In 1989, the hypertext transfer protocol have been invented. HTTP/1.1 has been released in 1997 and took the longest pause in evolution. In 2015, Google has redrafted its inhouse SPDY protocol to HTTP/2 to optimize the web page load time. 


HTTP/1.1 Pitfalls


  1. Too heavy and big protocol. Too many parts have been added as optional led to complicating the protocols with less of usage.
  2. Since HTTP1.1 release, web technology have seen tremendous change. Page size has been increased to MBs, the number to pages increased manifolds and parallel components making HTTP calls increased too. 
  3. Each HTTP request has a separate TCP connection and its handshake does add to page load time. 
  4. Head of line blocking has slowed the page load.

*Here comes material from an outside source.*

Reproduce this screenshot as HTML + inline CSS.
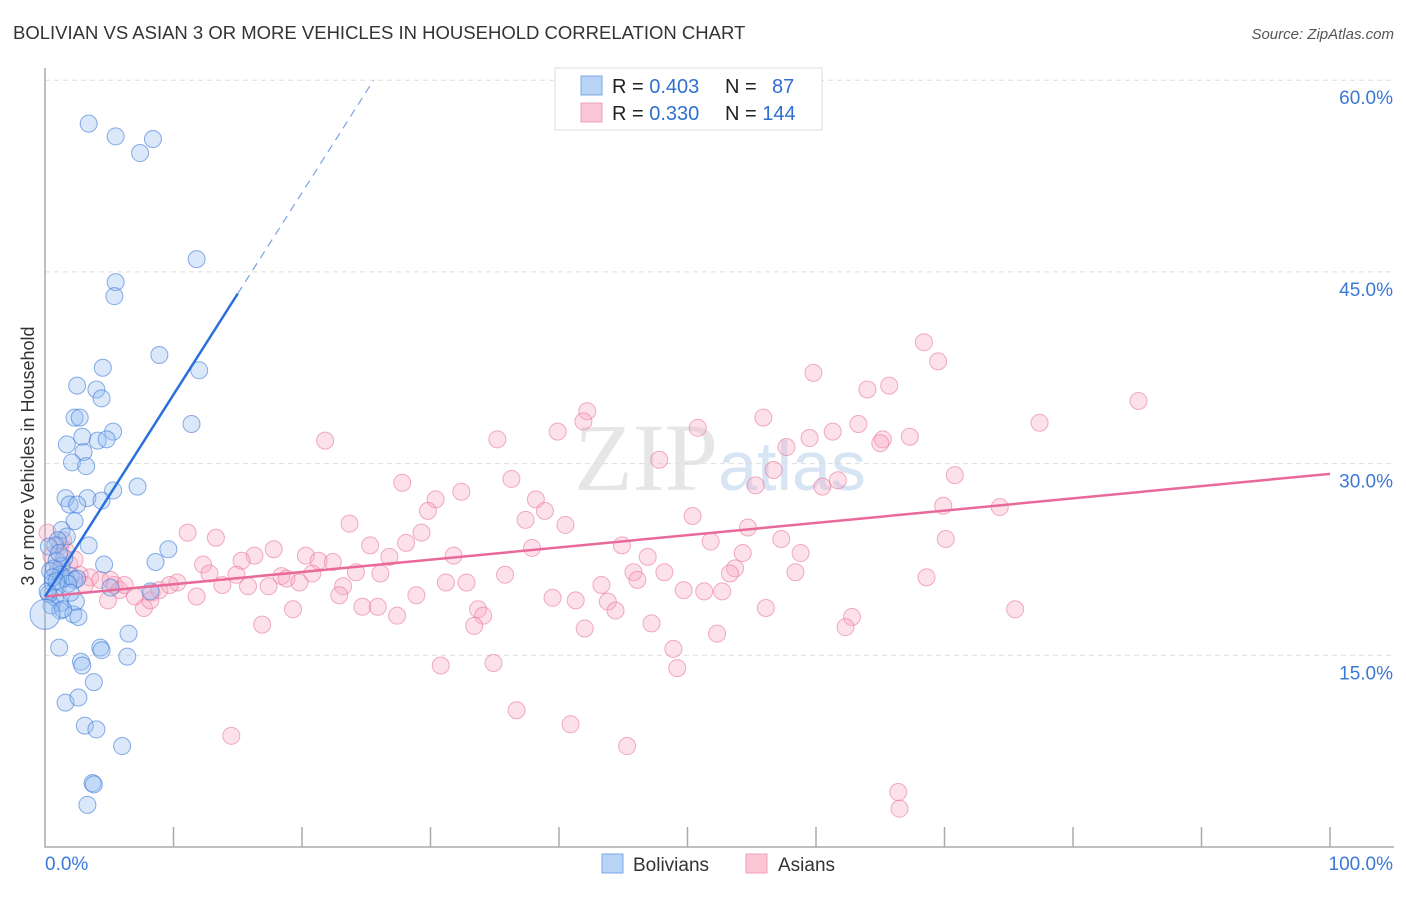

We can have a maximum 8 parallel connection to the same domain. Due to increase in multiple components making separate HTTP calls, this has been a bottleneck. 

HTTP/2 Solution

  1. Binary framing layer: HTTP/1.1 was text-only messaging, which was not efficient. HTTP/2 has support for binary formatting messaging which compact the message size and improve the data transfer rate. 
  2. Streaming solves head of line clocking problem by loading multiple packets for a single request. So instead of making multiple calls, the same data can be fetched in single-stream, 
  3. HTTP/2 supports server push where the server can pass additional information in anticipation of future requirement.